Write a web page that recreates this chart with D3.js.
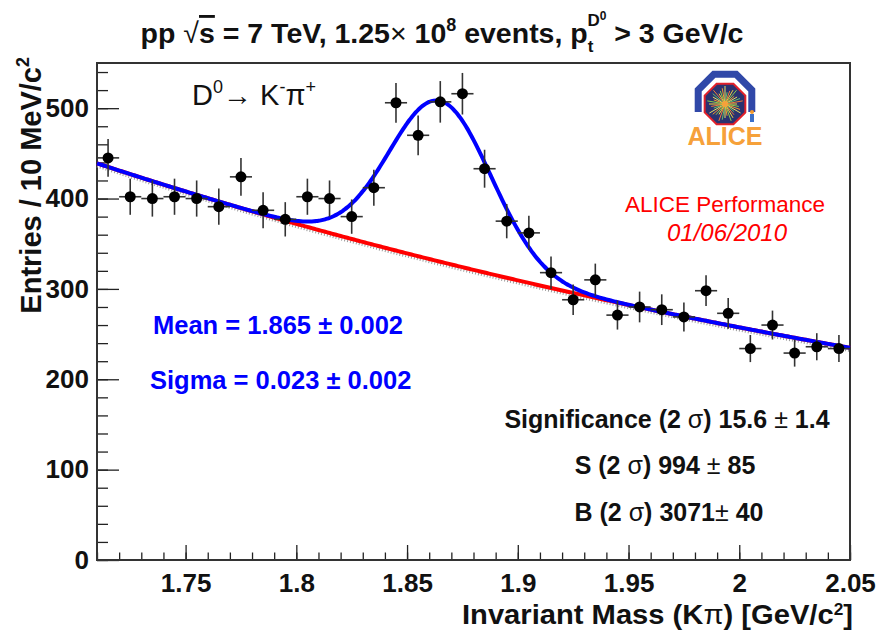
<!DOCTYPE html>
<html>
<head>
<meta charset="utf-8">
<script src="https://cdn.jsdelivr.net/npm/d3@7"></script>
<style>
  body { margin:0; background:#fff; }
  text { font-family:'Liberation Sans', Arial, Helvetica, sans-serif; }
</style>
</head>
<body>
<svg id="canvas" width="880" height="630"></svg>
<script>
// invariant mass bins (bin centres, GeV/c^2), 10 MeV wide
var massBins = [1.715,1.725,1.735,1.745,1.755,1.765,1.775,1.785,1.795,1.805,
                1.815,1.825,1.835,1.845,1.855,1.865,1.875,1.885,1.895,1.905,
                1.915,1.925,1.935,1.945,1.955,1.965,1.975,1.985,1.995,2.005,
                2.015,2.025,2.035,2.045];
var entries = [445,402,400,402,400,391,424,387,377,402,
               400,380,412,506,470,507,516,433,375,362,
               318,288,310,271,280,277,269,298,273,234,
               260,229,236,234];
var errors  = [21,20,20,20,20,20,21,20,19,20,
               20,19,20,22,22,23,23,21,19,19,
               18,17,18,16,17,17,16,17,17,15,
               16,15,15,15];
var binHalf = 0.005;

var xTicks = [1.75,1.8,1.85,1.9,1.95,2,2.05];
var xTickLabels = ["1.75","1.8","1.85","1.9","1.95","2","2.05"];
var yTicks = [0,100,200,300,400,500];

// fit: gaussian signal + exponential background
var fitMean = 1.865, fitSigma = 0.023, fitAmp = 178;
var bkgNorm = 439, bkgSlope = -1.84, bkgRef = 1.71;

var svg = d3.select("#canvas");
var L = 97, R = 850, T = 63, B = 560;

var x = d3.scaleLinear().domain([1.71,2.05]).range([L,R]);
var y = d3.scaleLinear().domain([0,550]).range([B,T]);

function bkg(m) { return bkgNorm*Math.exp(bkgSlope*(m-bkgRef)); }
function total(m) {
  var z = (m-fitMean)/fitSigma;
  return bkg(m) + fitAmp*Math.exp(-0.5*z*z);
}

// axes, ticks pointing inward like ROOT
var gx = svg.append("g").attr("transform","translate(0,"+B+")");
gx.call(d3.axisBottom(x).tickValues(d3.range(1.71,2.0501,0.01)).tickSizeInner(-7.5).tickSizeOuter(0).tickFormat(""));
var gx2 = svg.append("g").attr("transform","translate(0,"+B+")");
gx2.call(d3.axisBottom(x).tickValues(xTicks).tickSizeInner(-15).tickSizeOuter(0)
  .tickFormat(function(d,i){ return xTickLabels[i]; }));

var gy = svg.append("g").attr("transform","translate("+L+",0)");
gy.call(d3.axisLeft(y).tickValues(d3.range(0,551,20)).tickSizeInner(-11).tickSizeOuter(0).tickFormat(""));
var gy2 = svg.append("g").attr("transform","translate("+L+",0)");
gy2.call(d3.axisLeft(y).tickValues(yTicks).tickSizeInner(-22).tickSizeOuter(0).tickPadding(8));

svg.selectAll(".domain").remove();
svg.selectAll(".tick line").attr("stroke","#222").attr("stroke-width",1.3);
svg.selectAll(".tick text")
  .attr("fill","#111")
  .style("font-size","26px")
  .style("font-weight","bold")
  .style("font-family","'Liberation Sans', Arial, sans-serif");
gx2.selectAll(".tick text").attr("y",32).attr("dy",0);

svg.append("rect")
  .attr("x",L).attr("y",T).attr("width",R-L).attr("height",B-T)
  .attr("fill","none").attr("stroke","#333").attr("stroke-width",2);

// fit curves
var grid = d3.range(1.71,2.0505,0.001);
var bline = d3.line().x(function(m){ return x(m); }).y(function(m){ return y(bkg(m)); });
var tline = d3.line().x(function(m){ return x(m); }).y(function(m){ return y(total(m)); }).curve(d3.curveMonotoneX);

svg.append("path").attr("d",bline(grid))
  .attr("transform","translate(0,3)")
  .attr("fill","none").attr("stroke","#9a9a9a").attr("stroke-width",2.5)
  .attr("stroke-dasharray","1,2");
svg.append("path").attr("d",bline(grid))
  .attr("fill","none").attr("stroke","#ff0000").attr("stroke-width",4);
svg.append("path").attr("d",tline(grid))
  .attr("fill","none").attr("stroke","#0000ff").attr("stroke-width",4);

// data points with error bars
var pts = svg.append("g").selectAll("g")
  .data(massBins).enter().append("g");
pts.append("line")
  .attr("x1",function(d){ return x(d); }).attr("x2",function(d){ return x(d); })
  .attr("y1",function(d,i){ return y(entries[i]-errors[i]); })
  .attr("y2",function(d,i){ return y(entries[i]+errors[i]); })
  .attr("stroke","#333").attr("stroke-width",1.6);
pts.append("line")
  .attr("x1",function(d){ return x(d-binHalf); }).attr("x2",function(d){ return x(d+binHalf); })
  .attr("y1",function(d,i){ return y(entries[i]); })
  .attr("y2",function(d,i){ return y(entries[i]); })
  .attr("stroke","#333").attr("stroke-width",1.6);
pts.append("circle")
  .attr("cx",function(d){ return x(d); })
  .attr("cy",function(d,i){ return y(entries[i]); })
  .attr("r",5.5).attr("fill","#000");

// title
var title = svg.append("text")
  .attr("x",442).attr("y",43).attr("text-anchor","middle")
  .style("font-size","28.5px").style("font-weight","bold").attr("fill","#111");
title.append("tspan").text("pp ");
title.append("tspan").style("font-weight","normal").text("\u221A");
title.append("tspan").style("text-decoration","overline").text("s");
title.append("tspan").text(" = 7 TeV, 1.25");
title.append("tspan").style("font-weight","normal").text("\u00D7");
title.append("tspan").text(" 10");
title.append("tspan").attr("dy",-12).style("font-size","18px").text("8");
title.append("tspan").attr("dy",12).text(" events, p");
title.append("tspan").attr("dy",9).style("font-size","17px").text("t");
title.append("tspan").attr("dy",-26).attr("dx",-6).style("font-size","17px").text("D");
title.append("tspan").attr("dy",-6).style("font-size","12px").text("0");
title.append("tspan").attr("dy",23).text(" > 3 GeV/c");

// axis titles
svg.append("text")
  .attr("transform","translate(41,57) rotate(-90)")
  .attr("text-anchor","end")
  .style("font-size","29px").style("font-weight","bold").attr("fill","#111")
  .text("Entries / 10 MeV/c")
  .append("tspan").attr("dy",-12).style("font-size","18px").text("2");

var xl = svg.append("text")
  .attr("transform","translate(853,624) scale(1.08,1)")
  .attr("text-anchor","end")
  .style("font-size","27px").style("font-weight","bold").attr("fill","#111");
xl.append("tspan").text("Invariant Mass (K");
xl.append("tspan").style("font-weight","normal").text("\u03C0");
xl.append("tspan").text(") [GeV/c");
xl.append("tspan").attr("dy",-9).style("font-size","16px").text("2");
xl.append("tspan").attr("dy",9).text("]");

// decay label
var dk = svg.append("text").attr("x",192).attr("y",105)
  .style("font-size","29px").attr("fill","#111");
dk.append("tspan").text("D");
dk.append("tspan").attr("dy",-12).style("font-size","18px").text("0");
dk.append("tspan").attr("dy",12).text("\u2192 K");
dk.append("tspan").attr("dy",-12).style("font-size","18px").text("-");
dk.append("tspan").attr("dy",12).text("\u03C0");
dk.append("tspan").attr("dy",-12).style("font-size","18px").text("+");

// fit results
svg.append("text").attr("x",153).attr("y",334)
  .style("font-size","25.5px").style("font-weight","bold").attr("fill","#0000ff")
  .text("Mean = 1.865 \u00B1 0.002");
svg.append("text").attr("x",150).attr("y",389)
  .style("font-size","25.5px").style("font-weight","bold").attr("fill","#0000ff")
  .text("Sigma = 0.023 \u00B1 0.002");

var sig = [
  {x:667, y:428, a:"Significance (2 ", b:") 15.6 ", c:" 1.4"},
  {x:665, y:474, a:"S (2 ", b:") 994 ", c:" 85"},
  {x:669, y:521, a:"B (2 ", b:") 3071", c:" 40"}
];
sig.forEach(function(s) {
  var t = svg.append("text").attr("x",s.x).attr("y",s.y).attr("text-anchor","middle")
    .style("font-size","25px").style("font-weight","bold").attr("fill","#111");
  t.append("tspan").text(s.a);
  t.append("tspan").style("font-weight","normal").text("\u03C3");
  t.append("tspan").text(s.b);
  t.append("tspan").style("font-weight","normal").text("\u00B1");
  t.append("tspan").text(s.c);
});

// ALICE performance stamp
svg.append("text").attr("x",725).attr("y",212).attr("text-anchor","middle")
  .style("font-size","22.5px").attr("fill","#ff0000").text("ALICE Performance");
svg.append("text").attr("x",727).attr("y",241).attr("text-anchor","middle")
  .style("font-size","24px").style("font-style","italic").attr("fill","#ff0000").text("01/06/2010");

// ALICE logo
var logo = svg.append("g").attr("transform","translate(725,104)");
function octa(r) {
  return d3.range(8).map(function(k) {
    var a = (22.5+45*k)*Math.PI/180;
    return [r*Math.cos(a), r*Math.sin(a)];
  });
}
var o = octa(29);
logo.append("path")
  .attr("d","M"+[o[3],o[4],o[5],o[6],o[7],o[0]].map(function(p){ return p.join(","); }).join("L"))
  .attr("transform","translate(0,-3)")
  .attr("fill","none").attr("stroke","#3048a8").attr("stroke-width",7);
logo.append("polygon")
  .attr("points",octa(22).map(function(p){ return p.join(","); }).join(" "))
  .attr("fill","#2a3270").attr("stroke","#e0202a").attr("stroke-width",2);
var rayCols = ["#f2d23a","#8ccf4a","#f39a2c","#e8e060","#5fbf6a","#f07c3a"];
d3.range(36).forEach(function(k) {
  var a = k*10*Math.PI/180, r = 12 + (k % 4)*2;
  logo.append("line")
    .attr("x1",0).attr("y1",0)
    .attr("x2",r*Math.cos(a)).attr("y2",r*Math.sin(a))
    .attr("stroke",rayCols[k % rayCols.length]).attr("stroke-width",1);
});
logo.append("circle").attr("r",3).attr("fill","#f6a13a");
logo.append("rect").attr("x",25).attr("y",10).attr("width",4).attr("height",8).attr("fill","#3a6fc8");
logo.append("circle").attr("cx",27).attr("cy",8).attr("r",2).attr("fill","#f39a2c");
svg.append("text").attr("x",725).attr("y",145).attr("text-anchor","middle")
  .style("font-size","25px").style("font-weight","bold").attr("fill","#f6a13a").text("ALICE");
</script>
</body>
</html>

Written task
Collect from the data above every line that includes "with".

Complete response
Write a web page that recreates this chart with D3.js.
// data points with error bars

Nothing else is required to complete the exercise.